What is required —
Extract all lines from the data beneath that include the word "chart".
•••
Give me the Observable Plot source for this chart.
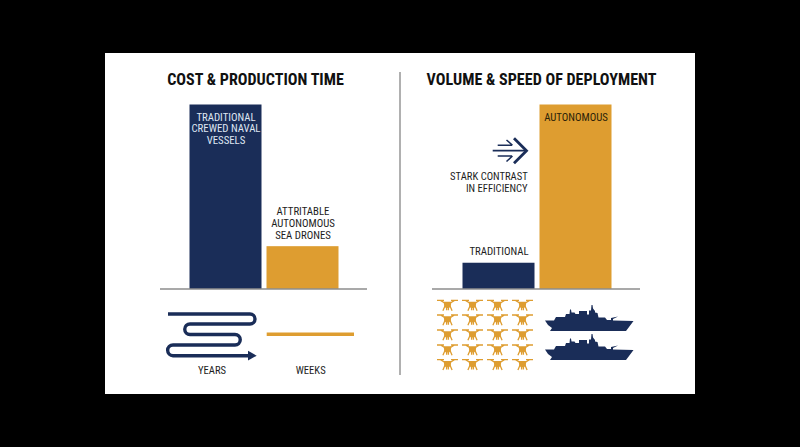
<!DOCTYPE html>
<html><head><meta charset="utf-8">
<script src="https://cdn.jsdelivr.net/npm/d3@7"></script>
<script src="https://cdn.jsdelivr.net/npm/@observablehq/plot@0.6"></script>
<style>html,body{margin:0;background:#000;width:800px;height:447px;overflow:hidden}svg{display:block;background:transparent}</style>
</head><body><div id="c"></div>
<script>
const panels = ["cost", "cost", "volume", "volume"];
const series = ["traditional", "autonomous", "traditional", "autonomous"];
const values = [100, 23, 14, 100];
const barLabels = ["TRADITIONAL\nCREWED NAVAL\nVESSELS", "", "", "AUTONOMOUS"];
const outerLabels = ["", "ATTRITABLE\nAUTONOMOUS\nSEA DRONES", "TRADITIONAL", ""];
const NAVY = "#1a2d58", GOLD = "#de9d30", INK = "#1d1d1d";
const FONT = "'Roboto Condensed','Liberation Sans Narrow','Liberation Sans',sans-serif";
const table = values.map((v, i) => ({panel: panels[i], series: series[i], value: v, inner: barLabels[i], outer: outerLabels[i]}));
const svgNS = "http://www.w3.org/2000/svg";
function el(tag, attrs, parent){const e=document.createElementNS(svgNS,tag);for(const k in attrs)e.setAttribute(k,attrs[k]);if(parent)parent.appendChild(e);return e;}
const droneArms = "M-10.5 -4.3H-3.5M3.5 -4.3H10.5M-7 -4.3L-2.5 -1.5M7 -4.3L2.5 -1.5M-2.4 1L-4.6 6M2.4 1L4.6 6M-0.9 2V5.5M0.9 2V5.5";
const droneBody = "M-3.8 -3H3.8L3.3 1.5L1.6 3.2H-1.6L-3.3 1.5Z";
const ship = "M0 15.5H9L11 12H20L21 9H24.5L25 4.5H26L26.5 7.5H29.5L30.5 9H34V6H42V9.5H44V5.5H46L46.5 0H47.5L48 3.5L50 6V7.5L52.5 8L53.5 12.5H60L62 15H66V13L73 11.5L68 14V15.5L88.5 16L81 26H5L7 23L3 20Z";
const titleStyle = {frameAnchor:"top", dy:-31.5, fontSize:16.1, fontWeight:"bold", fill:"#111"};
const chart = Plot.plot({
  width: 800, height: 447,
  marginLeft: 188.5, marginRight: 189, marginTop: 104.5, marginBottom: 158.5,
  style: {background: "transparent", fontFamily: FONT},
  fx: {domain: ["cost","volume"], paddingInner: 0.453, paddingOuter: 0, axis: null},
  x: {domain: ["traditional","autonomous"], paddingInner: 0.065, paddingOuter: 0, axis: null},
  y: {domain: [0,100], axis: null},
  color: {domain:["traditional","autonomous"], range:[NAVY,GOLD]},
  marks: [
    Plot.barY(table, {fx:"panel", x:"series", y:"value", fill:"series"}),
    Plot.ruleY(["cost"], {fx:d=>d, y:()=>0, stroke:"#555", strokeWidth:1.2, insetLeft:-29, insetRight:-29}),
    Plot.ruleY(["volume"], {fx:d=>d, y:()=>0, stroke:"#555", strokeWidth:1.2, insetLeft:-30, insetRight:-29}),
    Plot.text(table, {fx:"panel", x:"series", y:"value", text:"inner", lineAnchor:"top", dy:7, fill:d=>d.series==="traditional"?"#dfe6f2":"#2a2208", fontSize:10.8, lineHeight:1.11}),
    Plot.text(table, {fx:"panel", x:"series", y:"value", text:"outer", lineAnchor:"bottom", dy:-8, fill:INK, fontSize:10.8, lineHeight:1.11}),
    Plot.text(["cost"], {fx:d=>d, text:()=>"COST & PRODUCTION TIME", dx:-8.5, ...titleStyle}),
    Plot.text(["volume"], {fx:d=>d, text:()=>"VOLUME & SPEED OF DEPLOYMENT", dx:4.5, ...titleStyle})
  ]
});
// panel and pictograms, in page pixels over the whole image
const g0 = el("rect",{x:105,y:53,width:590,height:341,fill:"#fff"});
chart.insertBefore(g0, chart.firstChild.nextSibling);
const g = el("g",{},chart);
el("line",{x1:400,y1:72,x2:400,y2:375,stroke:"#a8a8a8","stroke-width":1.8},g);
el("path",{d:"M168 314H250A5 5 0 0 1 250 324H190A5.25 5.25 0 0 0 190 334.5H235A5.25 5.25 0 0 1 235 345H173A5.35 5.35 0 0 0 173 355.7H248",fill:"none",stroke:NAVY,"stroke-width":3.4},g);
el("path",{d:"M248 350.7L256.7 355.7L248 360.5Z",fill:NAVY},g);
el("line",{x1:266.7,y1:334.3,x2:354,y2:334.3,stroke:GOLD,"stroke-width":3.6},g);
el("path",{d:"M492.7 150.7H526",fill:"none",stroke:NAVY,"stroke-width":1.8},g);
el("path",{d:"M514 138.3L526.5 150.7L514 163.3",fill:"none",stroke:NAVY,"stroke-width":2.8},g);
el("path",{d:"M497.7 145.3H512M506.5 140L512.5 145.3M497.7 156H512M506.5 161.5L512.5 156",fill:"none",stroke:NAVY,"stroke-width":1.5},g);
for (const y of [304.7,319.3,334.3,349.3,364]) for (const x of [447.5,472.5,497.5,522.5]) {
  const d = el("g",{transform:`translate(${x},${y})`},g);
  el("path",{d:droneArms,fill:"none",stroke:GOLD,"stroke-width":1.3},d);
  el("path",{d:droneBody,fill:GOLD},d);
}
for (const y of [305,334]) el("path",{d:ship,fill:NAVY,transform:`translate(545,${y})`},g);
const labels = [["YEARS",212,370,"middle"],["WEEKS",310.7,370,"middle"],["STARK CONTRAST",527.7,176.7,"end"],["IN EFFICIENCY",527.7,188.7,"end"]];
for (const [t,x,y,a] of labels) {
  const e = el("text",{x,y,"text-anchor":a,dy:"0.35em",fill:INK,"font-size":10.6,"font-family":FONT},g);
  e.textContent = t;
}
document.getElementById("c").appendChild(chart);
</script></body></html>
•••
Result of this task —
Give me the Observable Plot source for this chart.
const chart = Plot.plot({
chart.insertBefore(g0, chart.firstChild.nextSibling);
const g = el("g",{},chart);
document.getElementById("c").appendChild(chart);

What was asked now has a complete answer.